3. Bread Crumbing: Bread Crumbing is the behavior when someone always gives green signals to the opposite person but is not willing to be in a relationship. A person feigns to be interested in you fully as if they like you and sincerely feel for you when actually they are not. You can say it’s just the act of pretending. They will not tell you to leave & even if you want to leave they will act in a way that will stop you from taking that step.

4. Ghosting: Ghosting is the behavior when someone you’re connected to in a regular way suddenly stops all contact without any pre-announcement. Ghosting can be in any kind of bonding. Many people think it happens only in the digital context, meaning a friend or a partner suddenly disappears out of no sign. But it can happen in any social circumstance. It could be in a relationship, friendship, or with any family members.

5. Simping: I’m sure you’re familiar with this term. Simping means giving too much attention & affection to the other person. This term is mostly used for males. Some men are just too much obsessed with their partner. They are always in the practice of giving too many gifts, acts of service, complementing all the time, giving all his time to the other person. Yes, it is good to be obsessed with your lady, but it also shows how much dependent you are over her & how much helpless you are without her. So, don’t be a simp. Respect the boundaries both of you and your partners. And if you have a partner who loves you to do simping for her, then, you still have time to get out of that trauma bond. It’s so insecure.

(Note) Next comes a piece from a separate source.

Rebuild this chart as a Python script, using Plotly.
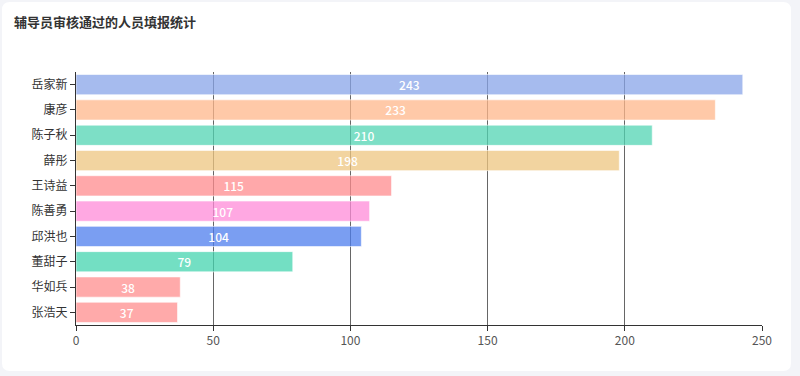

6. Soft-Nexting: A Soft-Next is the act of removing someone completely for a few days for their misbehavior. This term is generally used by men a lot. A man cuts off all communication (calls, messages, meetings) for a few days with the girl because of the unnecessary pain and drama she gave him. After the soft next, the relationship resumes as before. But if you found your girl with another man in the gap of just a few days, then congratulations. You just won at life. Yes, you’ll feel a lot of pain, but my brother, don’t even look back to her. It’s over. If you start over the relationship again by asking or begging her, trust me! Your life will be over. She will do the drama with more perfection this time & that will cause you super duper trauma. So, if anything like this happens after the soft-nexting, don’t even look back. It’s an end.

7. Hard Next: A hard next is basically the extreme version of the soft-nexting. Here, it’s a forever goodbye for you. You’ll never be back to the other person’s life. It’s a decision that was taken much earlier.

8. Love Haze: This is a really cool one! Love Haze is when someone doesn’t see their partner’s flaws. He/she defends every red flag about their partner & always makes weird logic. Suppose,
Scene 1: 
Sofi: Hey Christin! I saw your boyfriend the other day at the bar flirting with a girl.
Christin: Hell no! Zayn isn’t like that. He only watches me. You must have seen someone else.
Scene 2:
Brad: Hey brother! Why does your girlfriend always upload stories with this guy but never upload anything with you?
Tom: Oh! that’s her best friend Michael. He is just a friend. She assured me not to worry about him.
See, what a love haze situation is! You must always pay attention to the red flags and the green signs in your partner. Remember LOVE IS BLIND but you shouldn’t be.

9. Gaslighting: Gaslighting is psychological manipulation where the other person makes you feel insecure about your own value, memory & doings. They will justify the injustice they have caused in any possible way & manipulate the whole situation in a way that will make you feel anxious, confused, and unable to trust your own value. They will make you question your perception of reality by saying every sort of nonsense that doesn’t match your reality.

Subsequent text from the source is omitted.